Republicans deliberating over Obama’s FTA ultimatum


The Republicans are deliberating over Obama’s FTA ultimatum regarding the TAA worker training extension, with a conservative lobby group labelling the TAA “wasteful and unnecessary,” as it continues to delay passage of the U.S.-Colombian FTA, reported Reuters Thursday.

“We oppose the TAA program … it’s just a giant government boondoggle,” said Barney Keller, spokesperson for the lobby group Club for Growth. A boondoggle is defined as an unnecessary or wasteful project.

The renewal of the TAA has been made a condition by President Barack Obama for sending the pending free trade pacts between the U.S. and Colombia, Panama, and South Korea to Congress for approval.

The 50-year-old TAA program, which helps retrain workers who lose their jobs, is expected to cost $1 billion a year. If Congress scraps the TAA, or makes it less effective, the Obama administration could further delay or even kill the pending FTAs.

The influential pro-tax cut group Club for Growth issued a “key vote alert” calling on Congress to reject the renewal of the TAA.

It said the “TAA is duplicative and overly generous because the unemployed already have access to 99 weeks of unemployment benefits thanks to the many extensions already passed by Congress.”

Following this statement, House Republicans withdrew the TAA bill from the floor of the House of Representatives.

Republican Senator Orrin Hatch, a member of the Senate Finance Committee who voiced his opposition to the TAA May 26, reiterated his position on the matter. He said, “Why should we put up $7.2 billion over 10 years in a country that’s currently broke?”

However, there is support for the TAA from major business groups such as the U.S. Chamber of Commerce and the National Association of Manufacturers. They have asked lawmakers to work with the White House as part of a broader deal to pass the FTAs.

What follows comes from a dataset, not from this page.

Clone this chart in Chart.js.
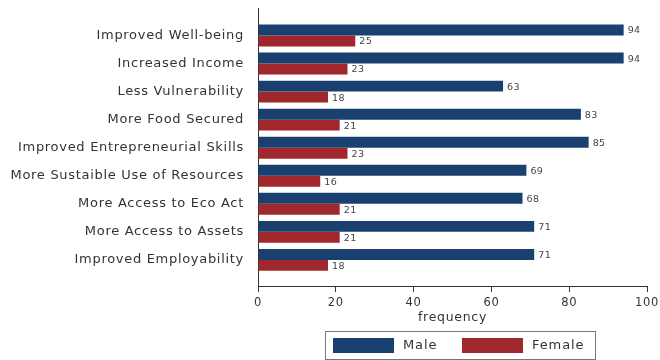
<!DOCTYPE html>
<html><head><meta charset="utf-8">
<script src="https://cdn.jsdelivr.net/npm/chart.js@4/dist/chart.umd.min.js"></script>
<style>html,body{margin:0;padding:0;background:#fff}#wrap{width:660px;height:360px;position:relative}</style>
</head><body><div id="wrap"><canvas id="c"></canvas></div>
<script>
const categories = ['Improved Well-being','Increased Income','Less Vulnerability','More Food Secured','Improved Entrepreneurial Skills','More Sustaible Use of Resources','More Access to Eco Act','More Access to Assets','Improved Employability'];
const maleValues = [94,94,63,83,85,69,68,71,71];
const femaleValues = [25,23,18,21,23,16,21,21,18];
const xTicks = [0,20,40,60,80,100];
const seriesNames = ['Male','Female'];
const seriesColors = ['#1a406f','#a0282d'];
const xTitle = 'frequency';

const FONT = 'DejaVu Sans';

const spacing = {
  id: 'spacing',
  beforeDraw(chart) { chart.ctx.letterSpacing = '0.7px'; }
};

const valueLabels = {
  id: 'valueLabels',
  afterDatasetsDraw(chart) {
    const ctx = chart.ctx;
    ctx.save();
    ctx.letterSpacing = '0.4px';
    ctx.font = '9.5px "' + FONT + '"';
    ctx.fillStyle = '#444';
    ctx.textBaseline = 'middle';
    ctx.textAlign = 'left';
    chart.data.datasets.forEach((ds, di) => {
      const meta = chart.getDatasetMeta(di);
      meta.data.forEach((el, i) => {
        ctx.fillText(String(ds.data[i].x), el.x + 4, el.y + 1);
      });
    });
    ctx.restore();
  }
};

const boxLegend = {
  id: 'boxLegend',
  afterDraw(chart) {
    const ctx = chart.ctx;
    ctx.save();
    ctx.letterSpacing = '0.9px';
    ctx.strokeStyle = '#777';
    ctx.lineWidth = 1;
    ctx.strokeRect(325.5, 331.5, 270, 28);
    const sw = [333, 462];
    const tx = [403, 532];
    chart.data.datasets.forEach((ds, i) => {
      ctx.fillStyle = ds.backgroundColor;
      ctx.fillRect(sw[i], 338, 61, 15);
      ctx.fillStyle = '#333';
      ctx.font = '13px "' + FONT + '"';
      ctx.textBaseline = 'middle';
      ctx.textAlign = 'left';
      ctx.fillText(ds.label, tx[i], 346);
    });
    ctx.restore();
  }
};

new Chart(document.getElementById('c'), {
  type: 'bar',
  data: {
    datasets: [
      { label: seriesNames[0], data: maleValues.map((v, i) => ({ x: v, y: i })), backgroundColor: seriesColors[0] },
      { label: seriesNames[1], data: femaleValues.map((v, i) => ({ x: v, y: i })), backgroundColor: seriesColors[1] }
    ]
  },
  options: {
    indexAxis: 'y',
    responsive: true,
    maintainAspectRatio: false,
    animation: false,
    categoryPercentage: 0.78,
    barPercentage: 1.0,
    layout: { padding: { left: 0, right: 13, top: 8, bottom: 32 } },
    plugins: { legend: { display: false }, tooltip: { enabled: false } },
    scales: {
      y: {
        type: 'linear',
        reverse: true,
        offset: false,
        bounds: 'data',
        min: -0.98,
        max: 8.93,
        afterBuildTicks: s => { s.ticks = categories.map((c, i) => ({ value: i })); },
        afterFit: s => { s.width = 258; s.paddingTop = 0; s.paddingBottom = 0; },
        grid: { display: false, offset: false },
        border: { display: true, color: '#333', width: 1 },
        ticks: {
          autoSkip: false,
          padding: 6,
          color: '#333',
          font: { family: FONT, size: 13 },
          callback: v => categories[v]
        }
      },
      x: {
        type: 'linear',
        min: 0,
        max: 100,
        bounds: 'data',
        afterBuildTicks: s => { s.ticks = xTicks.map(v => ({ value: v })); },
        afterFit: s => { s.height = 42; s.paddingLeft = 0; s.paddingRight = 0; },
        grid: { display: true, drawOnChartArea: false, drawTicks: true, tickLength: 6, color: '#333' },
        border: { display: true, color: '#333', width: 1 },
        ticks: { padding: 4, color: '#333', font: { family: FONT, size: 11.5 } },
        title: { display: true, text: xTitle, color: '#333', font: { family: FONT, size: 12.5 }, padding: { top: 0, bottom: 3 } }
      }
    }
  },
  plugins: [spacing, valueLabels, boxLegend]
});
</script></body></html>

“TAA is as vitally important today as it has been over the years,” said the groups in a letter to congressional leaders.

Congress created the TAA in 1962, aimed at helping factory workers who lost their jobs as a result of foreign competition. It has since been extended to cover those in the service industry, as well as government workers. The TAA was then expanded again to protect workers whose jobs moved to countries like China and India.